-- START OF DATASET --
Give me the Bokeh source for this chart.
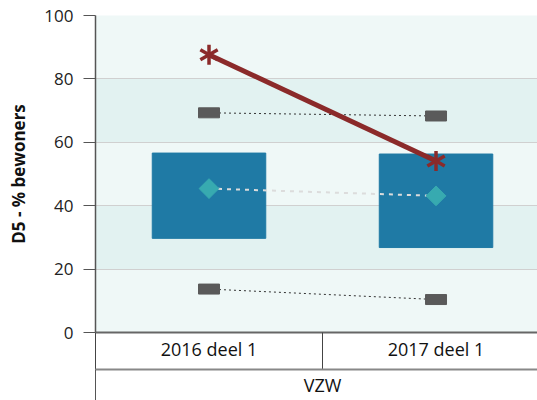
import math
from bokeh.plotting import figure
from bokeh.models import Range1d, LinearAxis, FixedTicker
from bokeh.embed import file_html
from bokeh.resources import INLINE

# ---- data ----
periods = ["2016 deel 1", "2017 deel 1"]
group_label = "VZW"
box_low = [29.7, 26.8]
box_high = [56.6, 56.3]
mean_vals = [45.4, 43.1]
p10_vals = [13.7, 10.4]
p90_vals = [69.3, 68.3]
own_vals = [87.6, 54.1]
y_ticks = [0, 20, 40, 60, 80, 100]
y_title = "D5 - % bewoners"

xs = [i + 0.5 for i in range(len(periods))]
bounds = [i for i in range(len(periods))]

FONT = "Open Sans"
RED = "#8b2a2a"

p = figure(width=537, height=400,
           x_range=Range1d(0, 1.947), y_range=Range1d(0, 100),
           output_backend="svg", toolbar_location=None,
           x_axis_location=None,
           min_border_left=95, min_border_right=0,
           min_border_top=15, min_border_bottom=68,
           background_fill_color="#eff8f7", border_fill_color="white",
           outline_line_color=None)

p.ygrid.grid_line_color = "#d0d0d0"
p.ygrid.band_fill_color = "#e2f2f1"
p.ygrid.band_fill_alpha = 1
p.xgrid.grid_line_color = None

ya = p.yaxis[0]
ya.ticker = FixedTicker(ticks=y_ticks)
ya.major_tick_out = 12
ya.major_tick_in = 0
ya.minor_tick_line_color = None
ya.axis_line_color = "#555555"
ya.axis_line_width = 1.5
ya.major_tick_line_color = "#555555"
ya.major_label_text_font = FONT
ya.major_label_text_font_size = "17px"
ya.major_label_text_color = "#222222"
ya.major_label_standoff = 10
ya.axis_label = y_title
ya.axis_label_text_font = FONT
ya.axis_label_text_font_size = "17px"
ya.axis_label_text_font_style = "bold"
ya.axis_label_text_color = "#111111"
ya.axis_label_standoff = 11

# marks
p.vbar(x=xs, bottom=box_low, top=box_high, width=0.5, color="#1f7aa5")
p.line(xs, p90_vals, line_dash="2 3", line_color="#333333", line_width=1)
p.line(xs, p10_vals, line_dash="2 3", line_color="#333333", line_width=1)
p.rect(xs, p90_vals, width=21, height=10, width_units="screen",
       height_units="screen", color="#5a5a5a")
p.rect(xs, p10_vals, width=21, height=10, width_units="screen",
       height_units="screen", color="#5a5a5a")
p.line(xs, mean_vals, line_color="#dcdcdc", line_width=2, line_dash="4 5")
p.scatter(xs, mean_vals, marker="square", size=14, angle=math.pi / 4,
          color="#37aab0")
p.line(xs, own_vals, line_color=RED, line_width=5)
for ang in (90, 30, 150):
    p.scatter(xs, own_vals, marker="dash", size=20, angle=math.radians(ang),
              line_width=3.5, line_color=RED)

# category axis (level 1)
axA = LinearAxis(ticker=FixedTicker(ticks=xs, minor_ticks=bounds),
                 major_label_overrides={x: lab for x, lab in zip(xs, periods)})
axA.major_tick_out = 0
axA.major_tick_in = 0
axA.major_tick_line_color = None
axA.minor_tick_out = 37
axA.minor_tick_in = 0
axA.minor_tick_line_color = "#444444"
axA.axis_line_color = "#666666"
axA.axis_line_width = 2
axA.major_label_standoff = -33
axA.major_label_text_font = FONT
axA.major_label_text_font_size = "18px"
axA.major_label_text_color = "#111111"
axA.axis_label = " "
axA.axis_label_text_font_size = "1px"
axA.axis_label_standoff = 2
p.add_layout(axA, "below")

# group axis (level 2)
axB = LinearAxis(ticker=FixedTicker(ticks=[len(periods) / 2], minor_ticks=[0]),
                 major_label_overrides={len(periods) / 2: group_label})
axB.major_tick_out = 0
axB.major_tick_in = 0
axB.major_tick_line_color = None
axB.minor_tick_out = 34
axB.minor_tick_in = 0
axB.minor_tick_line_color = "#555555"
axB.axis_line_color = "#888888"
axB.axis_line_width = 2
axB.major_label_standoff = -31
axB.major_label_text_font = FONT
axB.major_label_text_font_size = "18px"
axB.major_label_text_color = "#111111"
p.add_layout(axB, "below")

open("out.html", "w").write(file_html(p, INLINE))
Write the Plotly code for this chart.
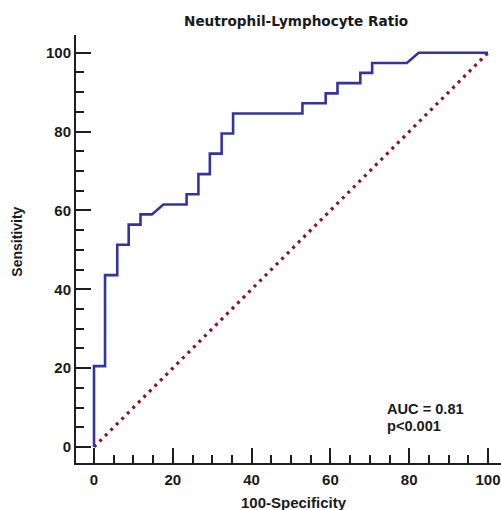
import plotly.graph_objects as go

# ROC curve vertices (100-Specificity, Sensitivity)
fpr = [0, 0, 2.8, 2.8, 5.9, 5.9, 8.8, 8.8, 11.8, 11.8, 14.7, 17.6, 23.5, 23.5,
       26.5, 26.5, 29.4, 29.4, 32.4, 32.4, 35.3, 35.3, 52.9, 52.9, 58.8, 58.8,
       61.8, 61.8, 67.6, 67.6, 70.6, 70.6, 79.4, 82.4, 100]
tpr = [0, 20.5, 20.5, 43.6, 43.6, 51.3, 51.3, 56.4, 56.4, 59.0, 59.0, 61.5, 61.5, 64.1,
       64.1, 69.2, 69.2, 74.4, 74.4, 79.5, 79.5, 84.6, 84.6, 87.2, 87.2, 89.7,
       89.7, 92.3, 92.3, 94.9, 94.9, 97.4, 97.4, 100, 100]
ref_x = [0, 100]
ref_y = [0, 100]
tick_vals = [0, 20, 40, 60, 80, 100]
tick_text = ["0", "20", "40", "60", "80", "100"]

title_text = "Neutrophil-Lymphocyte Ratio"
x_title = "100-Specificity"
y_title = "Sensitivity"
auc_text = "AUC = 0.81"
p_text = "p<0.001"

AX = "#1e1e1e"
FONT = "Liberation Sans, Arial, sans-serif"

fig = go.Figure()
fig.add_trace(go.Scatter(x=ref_x, y=ref_y, mode="lines",
                         line=dict(color="#851822", width=3.2, dash="3px,4.8px"),
                         hoverinfo="skip"))
fig.add_trace(go.Scatter(x=fpr, y=tpr, mode="lines",
                         line=dict(color="#34349E", width=2.6),
                         hoverinfo="skip"))

axis_common = dict(
    showline=True, linecolor=AX, linewidth=2,
    ticks="inside", ticklen=15, tickwidth=2, tickcolor=AX,
    tickvals=tick_vals, ticktext=tick_text,
    tickfont=dict(family=FONT, size=15, color="#1a1a1a", weight="bold"),
    showgrid=False, zeroline=False, mirror=False,
    minor=dict(ticks="inside", dtick=5, tick0=0, ticklen=8, tickwidth=1.5,
               tickcolor=AX, showgrid=False),
    fixedrange=True,
)

fig.update_layout(
    width=501, height=510,
    margin=dict(l=76, r=0, t=35, b=47),
    paper_bgcolor="white", plot_bgcolor="white",
    showlegend=False,
    xaxis=dict(range=[-4.57, 103.3], ticklabelstandoff=2, **axis_common),
    yaxis=dict(range=[-4.06, 104.5], **axis_common),
)

fig.add_annotation(text=title_text, xref="paper", yref="paper",
                   x=0.5167, y=1.0327, xanchor="center", yanchor="middle",
                   showarrow=False,
                   font=dict(family="DejaVu Sans, Verdana, sans-serif", size=13.6,
                             color="#1a1a1a", weight="bold"))
fig.add_annotation(text=x_title, xref="paper", yref="paper",
                   x=0.513, y=-0.092, xanchor="center", yanchor="middle",
                   showarrow=False,
                   font=dict(family=FONT, size=15, color="#1a1a1a", weight="bold"))
fig.add_annotation(text=y_title, xref="paper", yref="paper",
                   x=-0.1376, y=0.516, xanchor="center", yanchor="middle",
                   textangle=-90, showarrow=False,
                   font=dict(family=FONT, size=14, color="#1a1a1a", weight="bold"))
fig.add_annotation(text=auc_text, xref="x", yref="y",
                   x=74.1, y=9.7, xanchor="left", yanchor="middle",
                   showarrow=False, borderpad=0,
                   font=dict(family=FONT, size=14.6, color="#1a1a1a", weight="bold"))
fig.add_annotation(text=p_text, xref="x", yref="y",
                   x=74.1, y=5.3, xanchor="left", yanchor="middle",
                   showarrow=False, borderpad=0,
                   font=dict(family=FONT, size=14.6, color="#1a1a1a", weight="bold"))

fig.write_html("out.html")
-- END OF DATASET --
## WHAT IS BEING ASKED
Make an exact copy of the lines from the one that contains "Write the Plotly code for this chart." through the one that contains "import plotly.graph_objects as go", both included, and no other lines. Pictures are skipped.

## WRITTEN REPLY
Write the Plotly code for this chart.
import plotly.graph_objects as go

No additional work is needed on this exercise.